Saddle Creek 72

Saddle Creek 73

If you didn't know Conor Oberst or his band alter-ego Bright Eyes, you received an introduction over the past couple months when his glowering face was pasted on the covers of a half dozen music magazines. Each publication aimed to anoint his Genius, but none have dared to call him a New Dylan. Happily, that phrase has been phased out of the rock scribe language as far as I know — and rightly so. There's only one enigmatic Genius to stand on that (unwanted) pedestal, and if you don't want to stand in his shadow, you come up with your own version.

And that's what Oberst has done on Bright Eyes' two releases, I’m Wide Awake, It’s Morning and Digital Ash in a Digital Urn. Each disc is as distinct from the other as it is chock full of recognizable influences that fail to lessen the impact of what the Omaha, Nebraska native achieves.
On I’m Wide Awake, it’s clear that Oberst has made more than a passing listen to Highway 61 Revisited. Blonde On Blonde and even The Basement Tapes. Like classic Dylan, Oberst’s gift for the English language always makes for engaging twists and turns, leaving you anticipating each verbal surprise that pops up and the tangents the narrative takes.

He debuted several of the numbers during Bright Eyes' stint on the Vote For Change Tour last October including "Land Locked Blues" and "Road To Joy." Like the other eight tracks, he balances defiance to the system with the intricacies of personal relationships. In both cases, the battles are fought on a daily basis and rarely does one feel like a victor.

But whether it's just him and a guitar or surrounded by pedal steel, mandolin, trumpet and the background voice of Emmylou Harris, he makes this journey similar to the one in real life — a necessary repeat.

While I’m Wide Awake gives the impression it could have been recorded at Big Pink in Woodstock, Digital Ash turns that rootsiness on its head with treated drum tracks, sound effects, woozy rhythms and a sense of unease and longing that was hinted at earlier but now boils over into melancholy, regret and despondency.
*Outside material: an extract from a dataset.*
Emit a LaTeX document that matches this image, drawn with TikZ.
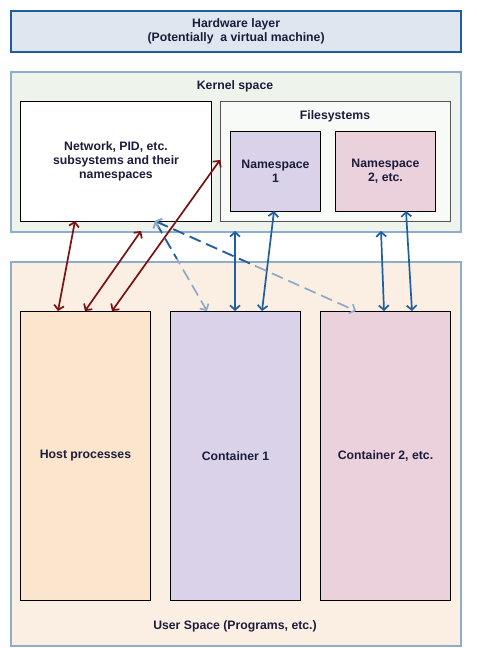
\documentclass[tikz,border=0pt]{standalone}
\usepackage{fontspec}
\setmainfont{Liberation Sans}
\usetikzlibrary{arrows.meta,calc}
\definecolor{hwfill}{HTML}{DEE6F0}
\definecolor{hwline}{HTML}{1F5B9E}
\definecolor{kfill}{HTML}{EEF4EC}
\definecolor{spline}{HTML}{8EACCB}
\definecolor{fsfill}{HTML}{F7FAF6}
\definecolor{fsline}{HTML}{555555}
\definecolor{lav}{HTML}{D9D2E9}
\definecolor{pink}{HTML}{EAD1DC}
\definecolor{ufill}{HTML}{FBEEE3}
\definecolor{hostfill}{HTML}{FCE5CD}
\definecolor{txt}{HTML}{1C1C3C}
\definecolor{darkred}{HTML}{7A1212}
\definecolor{arrblue}{HTML}{1F5FA0}
\definecolor{lightblue}{HTML}{8FAAC6}
\tikzset{
  every node/.style={font=\fontsize{12.3}{14}\selectfont\bfseries, text=txt, align=center, inner sep=0pt},
  box/.style={draw=black, line width=1bp, rectangle, anchor=north west},
  redarr/.style={draw=darkred, line width=1.7bp, {Straight Barb[length=4.5bp,width=10bp]}-{Straight Barb[length=4.5bp,width=10bp]}},
  bluearr/.style={draw=arrblue, line width=1.7bp, {Straight Barb[length=4.5bp,width=10bp]}-{Straight Barb[length=4.5bp,width=10bp]}},
  dasharr/.style={draw=lightblue, line width=1.7bp, dash pattern=on 12bp off 6bp, {Straight Barb[length=4.5bp,width=10bp]}-{Straight Barb[length=4.5bp,width=10bp]}},
  dashdark/.style={draw=arrblue, line width=1.7bp, dash pattern=on 12bp off 6bp, {Straight Barb[length=4.5bp,width=10bp,color=lightblue]}-},
}
\begin{document}
\begin{tikzpicture}[x=1bp,y=-1bp]
\useasboundingbox (0,0) rectangle (477,648);
% hardware
\node[box, draw=hwline, fill=hwfill, line width=2.2bp, minimum width=450bp, minimum height=41bp] (hw) at (10,10) {};
\node (hwt) at (hw.center) {Hardware layer\\(Potentially\ \ a virtual machine)};
% kernel
\node[box, draw=spline, fill=kfill, line width=2.2bp, minimum width=450bp, minimum height=160bp] (kern) at (10,71) {};
\node (kernt) at (235,86) {Kernel space};
\node[box, fill=white, minimum width=191bp, minimum height=120bp] (net) at (20,101) {Network, PID, etc.\\subsystems and their\\namespaces};
\node[box, draw=fsline, fill=fsfill, minimum width=230bp, minimum height=120bp] (fs) at (220,101) {};
\node (fst) at (335,116) {Filesystems};
\node[box, fill=lav, minimum width=90bp, minimum height=80bp] (ns1) at (230,131) {Namespace\\1};
\node[box, fill=pink, minimum width=100bp, minimum height=80bp] (ns2) at (335,131) {Namespace\\2, etc.};
% user space
\node[box, draw=spline, fill=ufill, line width=2.2bp, minimum width=450bp, minimum height=384bp] (user) at (10,261) {};
\node (usert) at (235,626) {User Space (Programs, etc.)};
\node[box, fill=hostfill, minimum width=130bp, minimum height=289bp] (host) at (20,311) {Host processes};
\node[box, fill=lav, minimum width=130bp, minimum height=289bp] (c1) at (170,311) {Container 1};
\node[box, fill=pink, minimum width=130bp, minimum height=289bp] (c2) at (320,311) {Container 2, etc.};
% anchor coordinates
\coordinate (netA) at (75,221);
\coordinate (kernA) at (141,231);
\coordinate (netB) at (220,160);
\coordinate (hostA) at (58,311);
\coordinate (hostB) at (85,311);
\coordinate (hostC) at (112,311);
\coordinate (kernB) at (235,231);
\coordinate (c1A) at (235,311);
\coordinate (ns1A) at (274,211);
\coordinate (c1B) at (262,311);
\coordinate (kernC) at (381,231);
\coordinate (c2A) at (384,311);
\coordinate (ns2A) at (406,211);
\coordinate (c2B) at (412,311);
\coordinate (netC) at (155,221);
\coordinate (c1C) at (207,311);
\coordinate (c2C) at (356,311);
% dark red arrows
\draw[redarr] (netA) -- (hostA);
\draw[redarr] (kernA) -- (hostB);
\draw[redarr] (netB) -- (hostC);
% blue arrows
\draw[bluearr] (kernB) -- (c1A);
\draw[bluearr] (ns1A) -- (c1B);
\draw[bluearr] (kernC) -- (c2A);
\draw[bluearr] (ns2A) -- (c2B);
% dashed arrows
\draw[dasharr] (netC) -- (c1C);
\draw[dasharr] (netC) -- (c2C);
\draw[dashdark] (netC) -- ($(netC)!0.42!(c1C)$);
\draw[dashdark] (netC) -- ($(netC)!0.5!(c2C)$);
\end{tikzpicture}
\end{document}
Interpretation could lead one to view Oberst going over the break from his Omaha neighborhood to his new digs in New York to the break up of a relationship and even the breaking apart of the country he resides. A line here or there could support all three arguments.

Immediately announcing the difference between its companion piece, the album opens with an industrial soundtrack that sounds like Oberst being led away to his 1984-esque cell following his swipes at the Bush administration and his memorable line onstage at the VFC performance in Cleveland, "A vote for Bush is like shitting in your own bed."

The 12 numbers here display influential checkpoints from Nine Inch Nails to David Bowie, Brian Eno and the Beatles, but only as ingredients in the final musical recipe. Oberst's lyrical settings, melodic flair, tentative voice (a warmer combination of the Cure's Robert Smith and Jim Carroll) embrace these things and shape them into his own sonic sculpture. And with it all, there remain other surprises — the calypso synthesized feel running through "Arc Of Time" and the manner its uses religious imagery to mull over religious teachings, the upbeat pop ala the Cars on "Take It Easy (Love Nothing)."

Although it seems as the world surrounding Digital Ash gets darker and darker ‘til the music falls apart as the Atomic Clock ticks down to zero, the album’s saving grace is its ability to make this winding down of humanity one intriguing moment after another.

With two albums to choose from, it's a tough call to view one as outshining the other. It's more of a matter of what day is it and did I just make the mistake (again) of turning on the news?

Bright Eyes feeds into the frustrations of a 21st century world that looks more and more like the one envisioned by Orwell, but it's a hypnotic soundtrack to have as the world goes by and Big Brother watches over you.